In the lightroom I select the sky and use the red channel for that area, I get rid of the branch, I rubber stamp the unseen beer can.
If the print is not as perfect as the output device allows, it's my fault!
The print is the point
I've seen many originals from master printers of the Ansel Adams, Bruce Barnbaum, John Sexton ilk, there's no doubt they're exquisite. But I haven't seen prints from the same negative, using both technologies, side by side.
I suspect that even if I did I would be hardpressed to pick the best print. Not that I couldn't tell the difference, just that I couldn't decide which was best.
Certainly that's how I feel with the material I'm producing at present. With my older negatives I have wet process prints to compare with their digital equivalent. When I hold them up next to each other they are certainly different, but I cannot say one is better.

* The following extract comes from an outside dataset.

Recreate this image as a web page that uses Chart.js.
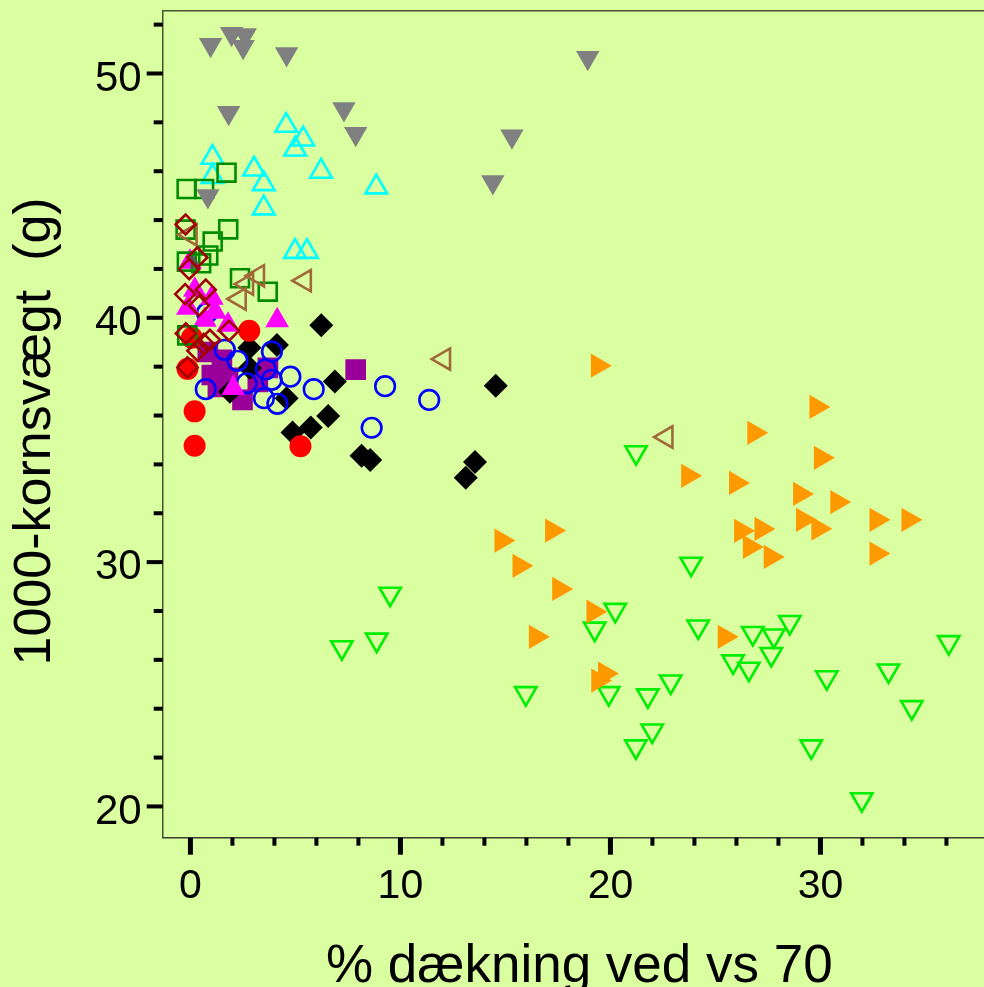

I like the shadow detail in one and the sharpness in the other, the "colour" of one over the other, the surface of one over the other.
At first I didn't like the digital prints because they weren't what I was used to, they weren't the same as my old photos. Now I find the reverse is becoming true, I prefer the look of my new digital prints.
Neither is better, they're just different.
There is still the permanence issue haunting the digital print. A well made, selenium toned, fibre based print should last well over 100 years. The same cannot be said for digital output, regardless of Epson's claims. You can perform "accelerated testing" until you're blue in the face, but the only real way to find out if something will last 100 years is to sit and wait...for a 100 years.
With traditional prints we've been doing just that.
And my final analysis?
Both technologies have capabilities far beyond most photographers. Neither the finest enlarger nor the fastest computer will make you and artist if it's not in you.
Conversely, someone with real talent will produce results with the simplest of equipment, even a bare light bulb and a sheet of glass. Ask anyone who owns an Edward Weston print.
The process is not important, the results are.